The metric tensor, also known as the fundamental tensor, is a key concept in differential geometry and general relativity. It is a type of function defined on a manifold that takes two tangent vectors as input and produces a scalar. The metric tensor is used to define the concept of distance, angle, volume, and other geometric notions on a manifold.

Definition

In differential geometry, a metric tensor is a type of tensor field defined on a manifold that takes two tangent vectors as input and produces a scalar. More formally, if M is a manifold, then a metric tensor g is a symmetric, positive definite, bilinear form on each tangent space T_pM at every point p in M. This means that for any two tangent vectors v and w in T_pM, the value g(v,w) is a real number that satisfies certain properties.

Properties

The metric tensor has several important properties that make it a fundamental object in differential geometry and general relativity.

Symmetry

The metric tensor is symmetric, which means that for any two tangent vectors v and w, g(v,w) = g(w,v). This property is a reflection of the fact that the order in which we measure distances or angles does not matter.

Positive Definiteness

The metric tensor is positive definite. This means that for any non-zero tangent vector v, g(v,v) > 0. This property ensures that the concept of distance, as defined by the metric tensor, is always positive.

Bilinearity

The metric tensor is bilinear. This means that for any two tangent vectors v and w, and any real numbers a and b, g(av+bw, v) = ag(v,v) + bg(w,v). This property allows us to extend the definition of the metric tensor to arbitrary linear combinations of tangent vectors.

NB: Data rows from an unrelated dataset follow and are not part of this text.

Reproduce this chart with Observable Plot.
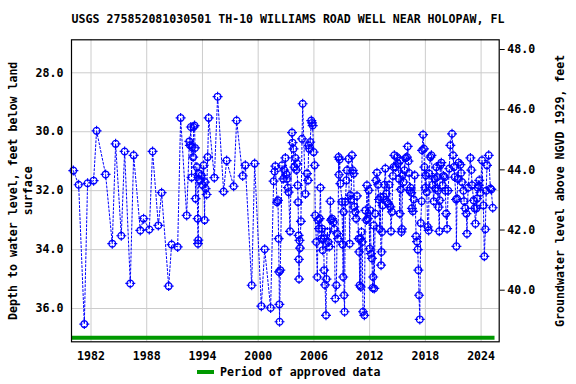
<!DOCTYPE html>
<html>
<head>
<meta charset="utf-8">
<script src="https://cdn.jsdelivr.net/npm/d3@7"></script>
<script src="https://cdn.jsdelivr.net/npm/@observablehq/plot@0.6"></script>
<style>
  html, body { margin: 0; padding: 0; background: white; }
  #wrap { width: 576px; height: 384px; position: relative; font-family: "DejaVu Sans Mono", monospace; font-weight: bold; color: black; }
  #title { height: 30px; font-size: 11.6px; line-height: 14px; box-sizing: border-box; text-align: center; padding-top: 12px; white-space: nowrap; }
  #legend { position: absolute; top: 364px; left: 0; width: 576px; height: 20px; font-size: 11.6px; }
  #legend .sw { position: absolute; left: 197px; top: 6px; width: 17px; height: 4px; background: #009900; }
  #legend .tx { position: absolute; left: 220px; top: 1px; white-space: nowrap; }
  svg { display: block; }
</style>
</head>
<body>
<div id="wrap">
  <div id="title">USGS 275852081030501 TH-10 WILLIAMS ROAD WELL NEAR HOLOPAW, FL</div>
  <div id="chart"></div>
  <div id="legend"><div class="sw"></div><div class="tx">Period of approved data</div></div>
</div>
<script>
// Measurement dates (decimal years) and depth to water (feet below land surface)
const dates = [
  1980.10,1980.67,1981.28,1981.63,1982.28,1982.60,1983.57,1984.29,1984.65,1985.26,
  1985.62,1986.23,1986.59,1987.31,1987.66,1988.28,1988.63,1989.25,1989.60,1990.36,
  1990.68,1991.33,1991.65,1992.30,1992.59,1992.65,1992.75,1992.83,1992.87,1993.00,
  1993.05,1993.15,1993.20,1993.26,1993.40,1993.48,1993.52,1993.55,1993.60,1993.74,
  1993.90,1994.00,1994.13,1994.23,1994.27,1994.34,1994.45,1994.56,1994.67,1995.28,
  1995.63,1996.28,1996.60,1997.36,1997.68,1998.33,1998.62,1999.30,1999.62,2000.34,
  2000.70,2001.34,2001.66,2001.77,2001.85,2002.03,2002.13,2002.20,2002.25,2002.28,
  2002.30,2002.38,2002.57,2002.70,2002.80,2002.93,2003.05,2003.10,2003.20,2003.28,
  2003.43,2003.64,2003.70,2003.80,2003.90,2004.00,2004.10,2004.18,2004.25,2004.30,
  2004.35,2004.38,2004.40,2004.45,2004.50,2004.60,2004.72,2004.79,2005.08,2005.26,
  2005.37,2005.43,2005.50,2005.60,2005.72,2005.80,2005.87,2005.97,2006.08,2006.15,
  2006.26,2006.37,2006.45,2006.55,2006.62,2006.70,2006.80,2006.87,2006.95,2007.05,
  2007.10,2007.20,2007.30,2007.35,2007.45,2007.55,2007.65,2007.77,2007.85,2007.95,
  2008.10,2008.20,2008.30,2008.42,2008.50,2008.60,2008.66,2008.70,2008.77,2008.85,
  2009.02,2009.10,2009.15,2009.20,2009.25,2009.30,2009.38,2009.50,2009.56,2009.74,
  2009.85,2009.92,2010.00,2010.10,2010.18,2010.28,2010.35,2010.46,2010.55,2010.64,
  2010.82,2010.88,2010.93,2011.00,2011.05,2011.12,2011.20,2011.29,2011.43,2011.54,
  2011.65,2011.71,2011.80,2011.90,2012.00,2012.07,2012.15,2012.25,2012.33,2012.38,
  2012.43,2012.50,2012.60,2012.70,2012.79,2012.90,2013.00,2013.08,2013.15,2013.23,
  2013.28,2013.33,2013.40,2013.50,2013.60,2013.69,2013.80,2013.87,2014.00,2014.10,
  2014.23,2014.30,2014.40,2014.50,2014.59,2014.66,2014.80,2014.95,2015.05,2015.15,
  2015.25,2015.30,2015.35,2015.42,2015.48,2015.55,2015.66,2015.75,2015.85,2016.02,
  2016.10,2016.18,2016.25,2016.32,2016.40,2016.48,2016.55,2016.65,2016.75,2016.85,
  2017.00,2017.10,2017.18,2017.25,2017.32,2017.40,2017.50,2017.60,2017.65,2017.75,
  2017.85,2017.90,2018.00,2018.05,2018.15,2018.25,2018.35,2018.40,2018.54,2018.65,
  2018.79,2018.90,2019.00,2019.08,2019.18,2019.26,2019.35,2019.43,2019.50,2019.55,
  2019.61,2019.72,2019.86,2019.95,2020.08,2020.15,2020.23,2020.34,2020.45,2020.58,
  2020.69,2020.87,2020.98,2021.08,2021.16,2021.30,2021.34,2021.41,2021.50,2021.59,
  2021.77,2021.85,2021.95,2022.10,2022.17,2022.30,2022.42,2022.48,2022.60,2022.85,
  2022.95,2023.03,2023.20,2023.30,2023.39,2023.50,2023.57,2023.65,2023.74,2023.80,
  2023.92,2024.10,2024.25,2024.35,2024.46,2024.55,2024.64,2024.82,2025.00,2025.10,
  2025.25
];
const depths = [
  31.32,31.80,36.53,31.75,31.66,29.97,31.45,33.80,30.41,33.53,
  30.67,35.15,30.80,33.35,32.95,33.32,30.67,33.18,32.07,35.24,
  33.83,33.91,29.53,32.84,30.33,30.46,29.84,31.55,30.52,30.86,
  29.84,29.79,30.55,32.27,31.20,32.95,33.80,33.68,31.42,31.65,
  31.48,31.80,31.14,33.00,31.71,31.93,32.13,30.86,29.53,31.56,
  28.81,32.03,30.98,31.85,29.62,31.50,31.14,35.21,31.08,35.92,
  33.99,35.98,31.68,31.35,31.17,32.39,32.33,33.63,34.76,35.86,
  36.45,34.70,31.14,31.60,31.30,30.89,31.45,31.60,31.90,32.05,
  33.38,30.03,30.37,30.58,31.20,30.89,31.30,31.08,31.82,32.39,
  33.52,34.33,35.00,33.69,33.95,33.04,30.24,29.05,32.11,31.42,
  31.65,30.46,30.58,30.35,29.62,29.70,29.79,30.69,31.14,32.84,
  33.74,34.93,33.00,33.29,32.95,31.90,33.63,33.29,34.02,33.63,
  34.70,35.20,36.23,35.00,33.40,33.74,33.90,32.36,33.00,32.95,
  33.07,33.30,35.66,35.21,33.46,33.63,30.86,31.46,30.94,31.76,
  32.38,33.83,34.93,32.72,35.55,36.11,32.38,31.65,31.31,30.92,
  33.80,32.16,32.30,30.80,31.31,31.42,32.55,32.72,32.95,32.18,
  33.63,34.08,35.21,33.63,35.27,33.40,33.74,36.11,36.23,32.67,
  33.00,31.82,32.95,31.99,33.97,32.67,34.14,34.30,35.30,34.93,
  33.18,35.32,32.78,31.65,31.39,31.80,32.30,33.30,32.22,34.53,
  34.08,33.40,32.50,32.20,31.80,31.25,32.10,32.38,32.44,31.80,
  32.55,33.38,32.72,31.50,31.20,30.80,31.20,30.86,31.08,31.60,
  32.78,30.97,31.96,33.40,33.30,31.48,31.71,31.31,30.90,30.86,
  30.50,31.00,31.40,32.00,31.90,32.07,32.60,32.70,32.30,31.48,
  33.55,33.73,34.00,34.70,35.55,36.37,33.10,32.36,30.63,30.10,
  30.58,31.20,31.90,31.48,32.05,33.23,33.35,31.42,30.86,30.80,
  31.80,32.36,31.60,31.93,31.20,31.54,32.00,32.56,33.38,32.33,
  31.14,31.05,31.82,31.50,31.54,32.00,32.78,33.29,32.00,31.25,
  30.46,30.07,30.80,31.20,31.54,32.30,33.89,32.27,31.60,31.05,
  31.12,31.40,31.71,32.00,32.36,32.60,32.78,33.46,31.90,30.89,
  31.30,31.82,32.33,32.60,33.12,32.60,32.27,31.90,31.82,31.65,
  32.07,30.97,32.50,34.23,33.31,32.00,31.14,30.80,31.93,31.96,
  32.58
];
const yearTicks = [1982, 1988, 1994, 2000, 2006, 2012, 2018, 2024];
const depthTicks = [28, 30, 32, 34, 36];
const elevTicks = [40, 42, 44, 46, 48];
const approvedPeriods = [{start: 1979.9, end: 2025.5}];
const titleText = "USGS 275852081030501 TH-10 WILLIAMS ROAD WELL NEAR HOLOPAW, FL";
const leftLabel = "Depth to water level, feet below land\nsurface";
const rightLabel = "Groundwater level above NGVD 1929, feet";

// Relation between depth axis and elevation axis
const depthAt48 = 27.21, feetPerFoot = 1.021;
const depthOf = e => depthAt48 + (48 - e) * feetPerFoot;
const elevOf = d => 48 - (d - depthAt48) / feetPerFoot;

const yDomain = [26.88, 37.13];
const data = dates.map((t, i) => ({t, d: depths[i]}));

const circleTick = {
  draw(ctx, size) {
    const r = Math.sqrt(size / Math.PI);
    ctx.moveTo(r, 0);
    ctx.arc(0, 0, r, 0, 2 * Math.PI);
    const a = 1.6;
    ctx.moveTo(0, -r - a); ctx.lineTo(0, -r + a);
    ctx.moveTo(0, r - a); ctx.lineTo(0, r + a);
    ctx.moveTo(-r - a, 0); ctx.lineTo(-r + a, 0);
    ctx.moveTo(r - a, 0); ctx.lineTo(r + a, 0);
  }
};

document.getElementById("title").textContent = titleText;

const chart = Plot.plot({
  width: 576,
  height: 334,
  marginTop: 9.3,
  marginLeft: 71,
  marginRight: 77.3,
  marginBottom: 22.7,
  style: {fontFamily: "DejaVu Sans Mono", fontSize: "11.6px", fontWeight: "bold", background: "white", color: "black", overflow: "visible"},
  x: {domain: [1979.9, 2025.95]},
  y: {domain: yDomain, reverse: true},
  marks: [
    Plot.gridX(yearTicks, {stroke: "#cccccc", strokeOpacity: 1, strokeWidth: 1}),
    Plot.gridY(depthTicks, {stroke: "#cccccc", strokeOpacity: 1, strokeWidth: 1}),
    Plot.ruleY(approvedPeriods, {y: () => yDomain[1], x1: "start", x2: "end", stroke: "#009900", strokeWidth: 4, dy: -4}),
    Plot.line(data, {x: "t", y: "d", stroke: "#0000ff", strokeWidth: 1, strokeDasharray: "2,2"}),
    Plot.dot(data, {x: "t", y: "d", r: 3.4, symbol: circleTick, stroke: "#0000ff", strokeWidth: 1.2, fill: "none"}),
    Plot.axisX(yearTicks, {tickSize: 0, tickPadding: 10, tickFormat: d => String(d), label: null}),
    Plot.axisY(depthTicks, {anchor: "left", tickSize: 0, tickPadding: 8, tickFormat: d => d.toFixed(1), label: null}),
    Plot.axisY(elevTicks.map(depthOf), {anchor: "right", tickSize: 5, tickPadding: 3, tickFormat: d => elevOf(d).toFixed(1), label: null}),
    Plot.frame({stroke: "black", strokeWidth: 1.2}),
    Plot.text([leftLabel], {frameAnchor: "left", textAnchor: "middle", lineAnchor: "middle", rotate: -90, dx: -51.5, lineHeight: 1.3, fill: "black"}),
    Plot.text([rightLabel], {frameAnchor: "right", textAnchor: "middle", lineAnchor: "middle", rotate: -90, dx: 61.3, fill: "black"})
  ]
});
document.getElementById("chart").appendChild(chart);
</script>
</body>
</html>
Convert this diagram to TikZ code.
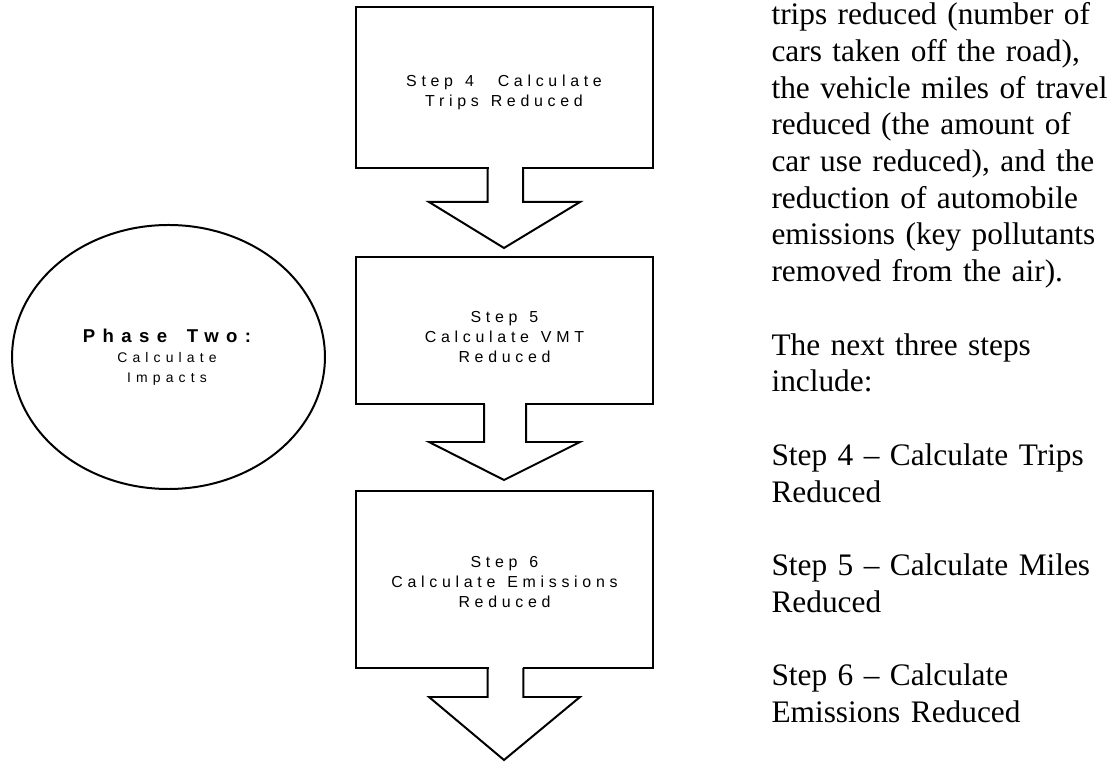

Role in Differential Geometry

In differential geometry, the metric tensor is used to define several key concepts.

Distance

The metric tensor allows us to define the concept of distance on a manifold. Given two points p and q in M, the distance between p and q is defined as the infimum of the lengths of all possible curves in M that connect p and q. The length of a curve is computed using the metric tensor.

Angle

The metric tensor also allows us to define the concept of angle between two tangent vectors. Given two tangent vectors v and w at a point p in M, the angle between v and w is defined as the arc cosine of the ratio g(v,w) / (||v|| ||w||), where ||v|| and ||w|| are the lengths of v and w as defined by the metric tensor.

Volume

The metric tensor can be used to define a volume form on M, which allows us to compute the volume of subsets of M. The volume form is obtained by taking the square root of the determinant of the matrix representation of the metric tensor.

Role in General Relativity

In general relativity, the metric tensor plays a crucial role. It encodes the geometry of spacetime, which is influenced by the distribution of matter and energy. The metric tensor is a solution of the Einstein field equations, which relate the curvature of spacetime, as encoded by the metric tensor, to the distribution of matter and energy, as encoded by the stress-energy tensor.